In all, 701 companies across sectors (including financials & energy) reported net loss during the third quarter against 630 companies a year ago and 699 companies during the July-September 2018 quarter. Put together, the combined losses of these companies zoomed to Rs 65,922 crore during the third quarter from Rs 32,027 crore a year ago and Rs 43,060 crore during the second quarter of FY19.
As expected, companies took a hit on their profit margins during Q3 as expenses grew faster than revenues. The core operating profit margin for companies, excluding financials & energy, was down 90 basis points compared to the July-September 2018 quarter and nearly 300 basis points on a y-o-y basis to 12.9 per cent of net sales during Q3FY19.
Domestic market-focused companies, however, reported a 160-basis point expansion in operating profit margins on a sequential basis, while it was down 80 bps on y-o-y basis.
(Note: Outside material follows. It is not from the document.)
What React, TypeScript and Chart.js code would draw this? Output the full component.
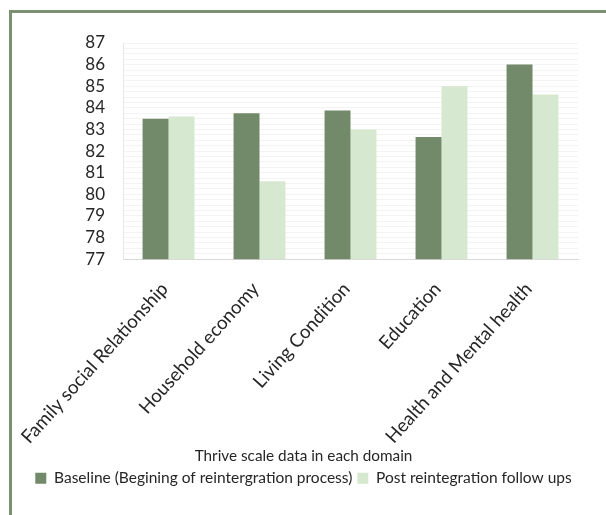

One basis point is one-hundredth of a per cent.
Analysts attribute this to the recent moderation in energy (mainly crude oil) and commodity prices, lowering the input costs for companies in sectors such as FMCG, consumer durables, and automobiles.
"Crude oil is down nearly 28 per cent from its peak price in 2018. This should aid corporate margins in FY20 if the demand environment remains benign," said Chokkalingam.
Many lenders, especially public sector banks, also reported losses at net level during Q3. These include Bank of India, IDBI Bank, Bank of Maharashtra, United Bank (I), and UCO Bank, among others. Private lender IDFC First Bank too posted a net loss.
Domestic market-focussed companies also reported a slowdown in earnings led by sectors such as automobiles, telecom, and infrastructure companies.
In comparison, consumer goods companies such as Hindustan Unilever, Dabur, Britannia, and Nestle reported faster growth in revenue and earnings driven by higher public spending by the government besides a favourable base effect.
Among other key sectors, software exporters such as Tata Consultancy Services, Infosys, and Wipro reported faster growth in topline driven by gains from rupee depreciation in the last one year.